Fifty years ago this month, formerly all-white major league baseball finally began to integrate. In that fateful year, 1947, the famous black player Jackie Robinson endured racial insults and went on to win the Rookie-of-the-Year award as he led Brooklyn to the National League pennant. What is not so well remembered is the story of the Detroit Tigers during that controversial era.
While other major league teams were signing Satchel Paige, Willie Mays, Hank Aaron, and other black stars, the Detroit Tigers, under owner Walter Briggs, refused to hire any blacks. Wendell Smith, a black athlete and sportswriter, called Briggs "very prejudiced. He’s the major league combination of Simon Legree and Adolf Hitler." Smith was no doubt exaggerating. But the Tigers were indeed the next to last team in the major leagues to integrate (in 1958)—and only did so after Briggs had died.
Let’s look at the results of Detroit’s decision to avoid hiring blacks. Before baseball integrated, Detroit was one of the top teams in the major leagues. Led by ace pitcher Hal Newhouser and sluggers Hank Greenberg and Rudy York, the Tigers won the American League pennant in 1945. During each of the next two years, they finished in second place, clearly among the best teams in baseball.
The next year, 1948, the Cleveland Indians signed two outstanding black players: Larry Doby, a power-hitting outfielder, and Satchel Paige, possibly the greatest pitcher of his generation. The result was that Cleveland won the pennant by one game, and then, with seven key hits from Doby, they won the World Series. What’s more, Cleveland set a major league record for attendance—2.7 million fans bought tickets to watch the integrated team play.
The examples of Brooklyn and Cleveland gave all other baseball teams something to ponder. They could continue to ignore black talent, but there would be a cost: fewer wins and fewer fans.
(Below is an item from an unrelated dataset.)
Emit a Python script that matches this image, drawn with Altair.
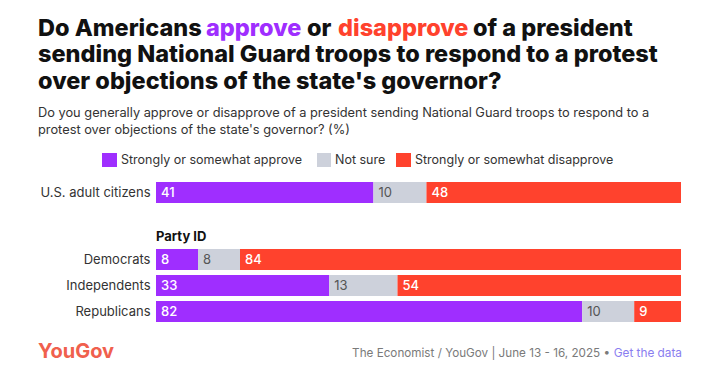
import altair as alt
import pandas as pd

# ---- data ----
groups = ["U.S. adult citizens", "Democrats", "Independents", "Republicans"]
categories = ["Strongly or somewhat approve", "Not sure", "Strongly or somewhat disapprove"]
approve = [41, 8, 33, 82]
not_sure = [10, 8, 13, 10]
disapprove = [48, 84, 54, 9]
colors = ["#9f2eff", "#cdd1db", "#ff422d"]

rows = []
for i, g in enumerate(groups):
    for j, (c, vals) in enumerate(zip(categories, [approve, not_sure, disapprove])):
        rows.append({"group": g, "category": c, "order": j, "value": vals[i]})
df = pd.DataFrame(rows)

FONT = "Inter"
W = 525
TXT = "#333333"
one = pd.DataFrame({"k": [0]})


def bars(filt, height, pad_inner, sort):
    base = (
        alt.Chart(df)
        .transform_filter(filt)
        .transform_joinaggregate(total="sum(value)", groupby=["group"])
        .transform_window(cum="sum(value)", sort=[alt.SortField("order")],
                          groupby=["group"], frame=[None, 0])
        .transform_calculate(start="(datum.cum - datum.value) / datum.total",
                             end="datum.cum / datum.total")
    )
    y = alt.Y("group:N", sort=sort,
              scale=alt.Scale(paddingInner=pad_inner, paddingOuter=0),
              axis=alt.Axis(title=None, domain=False, ticks=False, labelFont=FONT,
                            labelFontSize=13, labelColor=TXT, labelPadding=6))
    x = alt.X("start:Q", scale=alt.Scale(domain=[0, 1]), axis=None)
    rect = base.mark_bar().encode(
        x=x, x2="end:Q", y=y,
        color=alt.Color("category:N", scale=alt.Scale(domain=categories, range=colors), legend=None),
    )
    lab_white = base.transform_filter(alt.datum.order != 1).mark_text(
        align="left", baseline="middle", dx=5, font=FONT, fontSize=13, fontWeight=500, color="white"
    ).encode(x=x, y=y, text="value:Q")
    lab_grey = base.transform_filter(alt.datum.order == 1).mark_text(
        align="left", baseline="middle", dx=5, font=FONT, fontSize=13, fontWeight=400, color="#555555"
    ).encode(x=x, y=y, text="value:Q")
    return alt.layer(rect, lab_white, lab_grey).properties(width=W, height=height)


def txt(s, x, y, size, color, weight=400, align="left", baseline="alphabetic", lh=None):
    kw = {}
    if lh is not None:
        kw["lineHeight"] = lh
    return alt.Chart(one).mark_text(
        text=s, align=align, baseline=baseline, font=FONT, fontSize=size,
        fontWeight=weight, color=color, **kw
    ).encode(x=alt.value(x), y=alt.value(y))


def box(x1, x2, y1, y2, color):
    return alt.Chart(one).mark_rect(color=color).encode(
        x=alt.value(x1), x2=alt.value(x2), y=alt.value(y1), y2=alt.value(y2))


TS = 23.5
BLK = "#111111"
header = alt.layer(
    txt("Do Americans", -118, 27.5, TS, BLK, 800),
    txt("approve", 50, 27.5, TS, colors[0], 800),
    txt("or", 151, 27.5, TS, BLK, 800),
    txt("disapprove", 182, 27.5, TS, colors[2], 800),
    txt("of a president", 317, 27.5, TS, BLK, 800),
    txt(["sending National Guard troops to respond to a protest",
         "over objections of the state's governor?"], -118, 54, TS, BLK, 800, lh=26.5),
    txt(["Do you generally approve or disapprove of a president sending National Guard troops to respond to a",
         "protest over objections of the state's governor? (%)"], -118, 109, 12.8, TXT, lh=17),
    box(-54, -39, 145, 159, colors[0]),
    txt(categories[0], -35, 152, 12.5, TXT, baseline="middle"),
    box(161, 175, 145, 159, colors[1]),
    txt(categories[1], 179, 152, 12.5, TXT, baseline="middle"),
    box(240, 255, 145, 159, colors[2]),
    txt(categories[2], 259, 152, 12.5, TXT, baseline="middle"),
).properties(width=W, height=174)

us = bars(alt.datum.group == groups[0], 21, 0, groups[:1])
gap = txt("Party ID", 0, 38, 13, BLK, 700).properties(width=W, height=46)
party = bars(alt.datum.group != groups[0], 73, 5 / 26, groups[1:])

footer = alt.layer(
    txt("YouGov", -118, 29, 20, "#f0604d", 700, baseline="middle"),
    txt("The Economist / YouGov | June 13 - 16, 2025 \u2022", 454, 30, 11.7, "#7a7a7a", baseline="middle", align="right"),
    txt("Get the data", 526, 30, 11.8, "#8a7df0", baseline="middle", align="right"),
).properties(width=W, height=45)

chart = alt.vconcat(header, us, gap, party, footer, spacing=0).properties(
    padding={"left": 30, "top": 0, "right": 10, "bottom": 5}
).configure_view(stroke=None)

chart.save("out.html", embed_options={"renderer": "svg", "actions": False})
The Detroit Tigers learned this lesson the hard way. In 1948, the Tigers dropped from second to fifth place in the American League—and during the next ten years they would finish among the top three teams only once. In 1952, they wound up in last place in the American League, winning only 50 games and losing 104. No batter on the team hit higher than .284.
From 1945 to 1952 the Tigers had plunged from world champions to cellar dwellers, yet Walter Briggs still refused to sign a black player or develop any blacks in Detroit’s minor league system. The Tigers did bring up Al Kaline and Harvey Kuenn, two excellent white players, who both won batting titles in the 1950s. But their talents were wasted without a quality supporting cast that included talented blacks.
In the 1960s, when Detroit finally changed its policy, the Tigers made a comeback. They signed Willie Horton, a power-hitting outfielder, and Earl Wilson, a veteran pitcher who won 22 games in his first season as a Tiger. In 1968, Wilson, along with Denny McClain, was a mainstay of the Tiger pitching staff. Horton hit 36 home runs and was fourth in the league in batting average. The Tigers, after a long drought, won the pennant that year and the World Series as well.
What lessons can we learn from Detroit’s sad experience? First, as baseball expert Steve Sailer has noted, "competitive markets make irrational bigotry expensive—not impossible, but costly." In the 1950s, Detroit could continue to field segregated teams, but only at a price. Joseph Bibb, a black sportswriter, said it well: "The white man wants money and color pays off."
Other lessons are important, too. The integration of baseball was a triumph of the free market. No government mandate forced Branch Rickey, the Dodgers’ general manager, to sign Jackie Robinson. Self-interest was the key to integrating not just one team, but, within twelve years, all teams in the major leagues. Quotas and affirmative action were unnecessary and would have been counterproductive. When the baseball commissioner finally allowed open competition, some owners quickly wanted to hire black players—and soon after they did so, all teams followed suit.
One final point is that free markets in baseball provided black heroes to all Americans during the 1940s and 1950s. Whites all over Brooklyn cheered mightily for Jackie Robinson to clobber white pitchers, and for his black teammate, Don Newcombe, to strike out white hitters. After winning the 1948 World Series, Cleveland teammates Larry Doby and Steve Gromek, one black and the other white, were photographed in a spontaneous embrace. Racial barriers receded and, as Steve Sailer reminds us, sports became the entering wedge that made the civil rights revolution possible.